WGHP-TV reporter Bob Buckley recently visited my Citizen and Participatory News class for a technology story he was working on. His question for me and my classmates? “Is Google making us stupid?” Having studied Google extensively over the past year, especially in my Contemporary Media Issues class this spring, I had an answer — well, three answers — at the ready.
Yes
Google search, Gmail, Google Docs, Google Calendar, YouTube, Google Analytics, Google Maps. Google’s products are so ubiquitous and so easy to use, there’s so much available with one free username and password, that people maybe aren’t being as smart as they should be with their own data.
I said Google’s free, but it really isn’t. There are potential costs to sharing so much of your life with one company. I don’t think that’s something a lot of people think about.
No
Google is one of the most successful, most powerful companies in the world. Competitors and even companies in other industries — though, there are fewer and fewer industries into which Google’s tentacles don’t reach — are going to try to copy it.

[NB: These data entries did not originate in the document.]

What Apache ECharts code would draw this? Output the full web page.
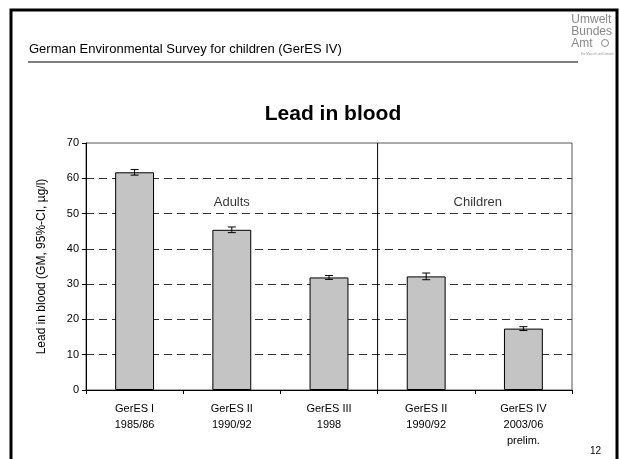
<!DOCTYPE html>
<html>
<head>
<meta charset="utf-8">
<script src="https://cdn.jsdelivr.net/npm/echarts@6/dist/echarts.min.js"></script>
<style>
  html, body { margin: 0; padding: 0; background: #fff; }
  #main { width: 620px; height: 459px; }
</style>
</head>
<body>
<div id="main"></div>
<script>
// categories and values
var categories = ['GerES I\n1985/86', 'GerES II\n1990/92', 'GerES III\n1998', 'GerES II\n1990/92', 'GerES IV\n2003/06\nprelim.'];
var leadGM = [61.7, 45.4, 31.9, 32.2, 17.4];
var ciLow = [60.9, 44.6, 31.35, 31.25, 16.85];
var ciHigh = [62.5, 46.2, 32.45, 33.15, 17.95];
var yTicks = [0, 10, 20, 30, 40, 50, 60, 70];
var groupNames = ['Adults', 'Children'];
var groupPos = [[1.5, 53.3], [4.03, 53.3]];
var dividerAt = 3;

var font = 'Liberation Sans, Arial, sans-serif';
var chart = echarts.init(document.getElementById('main'));

var errData = categories.map(function (c, i) { return [i, ciLow[i], ciHigh[i]]; });

var option = {
  animation: false,
  textStyle: { fontFamily: font },
  title: {
    text: 'Lead in blood',
    left: 328, top: 99, textAlign: 'center',
    textStyle: { fontFamily: font, fontSize: 21, fontWeight: 'bold', color: '#000' }
  },
  grid: {
    left: 86, right: 48, top: 143, bottom: 69,
    show: true, borderColor: '#555', borderWidth: 1
  },
  xAxis: [
    {
      type: 'category',
      data: categories,
      axisLine: { lineStyle: { color: '#000', width: 1 } },
      axisTick: { show: true, length: 4, lineStyle: { color: '#000' } },
      axisLabel: { fontFamily: font, fontSize: 11, color: '#000', lineHeight: 16, margin: 11 }
    },
    {
      type: 'value', min: 0, max: 5, show: false
    }
  ],
  yAxis: {
    type: 'value', min: yTicks[0], max: yTicks[yTicks.length - 1], interval: 10,
    name: 'Lead in blood (GM, 95%-CI, µg/l)',
    nameLocation: 'middle', nameGap: 38,
    nameTextStyle: { fontFamily: font, fontSize: 12, color: '#000' },
    axisLine: { show: true, lineStyle: { color: '#000' } },
    axisTick: { show: true, length: 4, lineStyle: { color: '#000' } },
    axisLabel: { fontFamily: font, fontSize: 11, color: '#000', margin: 7 },
    splitLine: {
      show: true, showMinLine: false, showMaxLine: false,
      lineStyle: { color: '#333', type: [8, 5], width: 1 }
    }
  },
  series: [
    {
      type: 'bar',
      data: leadGM,
      barWidth: '40%',
      itemStyle: { color: '#c4c4c4', borderColor: '#000', borderWidth: 1 },
      z: 2
    },
    {
      type: 'custom',
      data: errData,
      z: 3,
      renderItem: function (params, api) {
        var lo = api.coord([api.value(0), api.value(1)]);
        var hi = api.coord([api.value(0), api.value(2)]);
        var w = 4;
        var st = { stroke: '#000', lineWidth: 1 };
        return {
          type: 'group',
          children: [
            { type: 'line', shape: { x1: lo[0], y1: lo[1], x2: hi[0], y2: hi[1] }, style: st },
            { type: 'line', shape: { x1: lo[0] - w, y1: lo[1], x2: lo[0] + w, y2: lo[1] }, style: st },
            { type: 'line', shape: { x1: hi[0] - w, y1: hi[1], x2: hi[0] + w, y2: hi[1] }, style: st }
          ]
        };
      }
    },
    {
      type: 'line',
      xAxisIndex: 1,
      data: [[dividerAt, yTicks[0]], [dividerAt, yTicks[yTicks.length - 1]]],
      symbol: 'none',
      lineStyle: { color: '#000', width: 1 },
      z: 4
    },
    {
      type: 'scatter',
      xAxisIndex: 1,
      symbolSize: 0,
      data: groupPos.map(function (p, i) { return { value: p, name: groupNames[i] }; }),
      label: {
        show: true, position: 'inside', formatter: '{b}',
        fontFamily: font, fontSize: 13, color: '#000'
      },
      z: 5
    }
  ],
  graphic: [
    { type: 'rect', shape: { x: 11, y: 10, width: 606, height: 470 },
      style: { fill: 'none', stroke: '#000', lineWidth: 3 } },
    { type: 'text', left: 29, top: 43,
      style: { text: 'German Environmental Survey for children (GerES IV)', font: '13px ' + font, fill: '#000' } },
    { type: 'line', shape: { x1: 28, y1: 62, x2: 578, y2: 62 }, style: { stroke: '#000', lineWidth: 1 } },
    { type: 'text', right: 8, top: 14,
      style: { text: 'Umwelt\nBundes\nAmt  ', font: '12px ' + font, fill: '#888', align: 'right', lineHeight: 12 } },
    { type: 'circle', shape: { cx: 605, cy: 43, r: 3.5 }, style: { fill: 'none', stroke: '#888', lineWidth: 1 } },
    { type: 'text', x: 581, y: 53,
      style: { text: 'Für Mensch und Umwelt', font: '3px ' + font, fill: '#999' } },
    { type: 'text', x: 590, y: 446,
      style: { text: '12', font: '10px ' + font, fill: '#000' } }
  ]
};

chart.setOption(option);
</script>
</body>
</html>
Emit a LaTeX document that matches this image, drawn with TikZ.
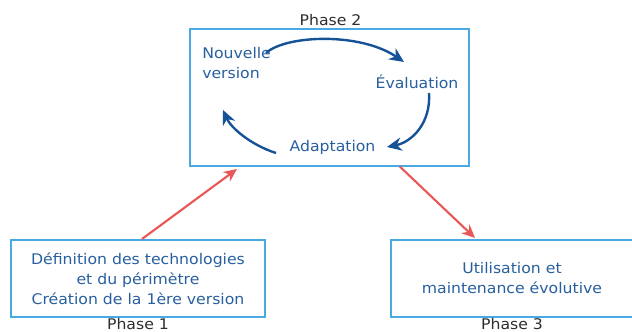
\documentclass[tikz,border=0pt]{standalone}
\usepackage{fontspec}
\setmainfont[FakeStretch=1.07]{DejaVu Sans}
\usetikzlibrary{arrows.meta}
\definecolor{boxblue}{RGB}{72,170,225}
\definecolor{txtblue}{RGB}{40,95,158}
\definecolor{cycblue}{RGB}{22,82,152}
\definecolor{linkred}{RGB}{232,88,88}
\definecolor{lblgray}{RGB}{45,45,45}
\newcommand{\textsize}{\fontsize{11}{15}\selectfont}
\newcommand{\phaselabel}[3]{\node[phaselbl] (#1) at (#2) {#3};}
\tikzset{
  phasebox/.style={draw=boxblue, line width=1.5pt, text=txtblue, align=center, inner sep=0pt, font=\textsize},
  steptext/.style={text=txtblue, inner sep=0pt, font=\textsize},
  phaselbl/.style={text=lblgray, inner sep=0pt, anchor=base, font=\textsize},
  cycarrow/.style={draw=cycblue, line width=1.8pt, -{Stealth[length=11pt,width=10pt]}},
  linkarrow/.style={draw=linkred, line width=1.6pt, -{Stealth[length=10pt,width=9pt]}}
}

\begin{document}
\begin{tikzpicture}[x=0.75pt,y=-0.75pt]
\useasboundingbox (0,0) rectangle (632,332);
\node[phasebox, minimum width=208.9pt, minimum height=102.4pt] (phasetwo) at (329.75,97.25) {};
\node[phasebox, minimum width=190.5pt, minimum height=57.75pt] (phaseone) at (138,278.5)
  {Définition des technologies\\et du périmètre\\Création de la 1ère version};
\node[phasebox, minimum width=181.5pt, minimum height=57.75pt] (phasethree) at (512,278.5)
  {Utilisation et\\maintenance évolutive};
\phaselabel{lbltwo}{330.5,25.5}{Phase 2}
\phaselabel{lblone}{138,329}{Phase 1}
\phaselabel{lblthree}{512,329}{Phase 3}
% cycle of phase 2
\node[steptext, align=left, anchor=base west] (nouv) at (202,78.3) {Nouvelle\\version};
\node[steptext, anchor=base] (eval) at (417,88.3) {Évaluation};
\node[steptext, anchor=base] (adapt) at (332.5,151.7) {Adaptation};
\draw[cycarrow] ([shift={(64,-25.3)}]nouv.base west) .. controls +(20,-18) and +(-44,-30) .. ([shift={(-13,-26.3)}]eval.base);
\draw[cycarrow] ([shift={(12,4.7)}]eval.base) .. controls +(2,30) and +(25,-5) .. ([shift={(54.5,-4.7)}]adapt.base);
\draw[cycarrow] ([shift={(-56.5,1.3)}]adapt.base) .. controls +(-25,-8) and +(8,18) .. ([shift={(21,31.7)}]nouv.base west);
% links between phases
\draw[linkarrow] ([shift={(4,0)}]phaseone.north) -- ([shift={(-92.75,2.5)}]phasetwo.south);
\draw[linkarrow] ([shift={(70,0)}]phasetwo.south) -- ([shift={(-37,-1)}]phasethree.north);
\end{tikzpicture}
\end{document}
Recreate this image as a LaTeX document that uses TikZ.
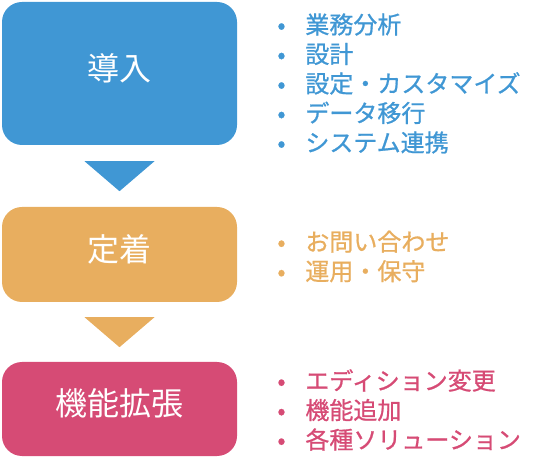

Google’s more than 10 years old, yet, with its 20 percent time and we-can-do-anything idealism, it still behaves very much like a startup. Not to say there aren’t privacy, intellectual property and other concerns that come along with this, but if more companies shared Google’s ethos, the world would probably be smarter.
Maybe
Google search invites and rewards curiosity. Because it’s so easy to get answers, people ask more questions. Even if searchers accept the first result as the final word on their question, if it’s a question they otherwise wouldn’t have asked, they’ve arguably been made smarter.
Google should be a starting point, not an ending point, however. Terminating all of life’s questions at the first search result, or even the 10th, 50th or 100th, severely limits one’s potential for intellectual growth. Google puts one on the path to knowledge. The onus is on the user to see the journey through.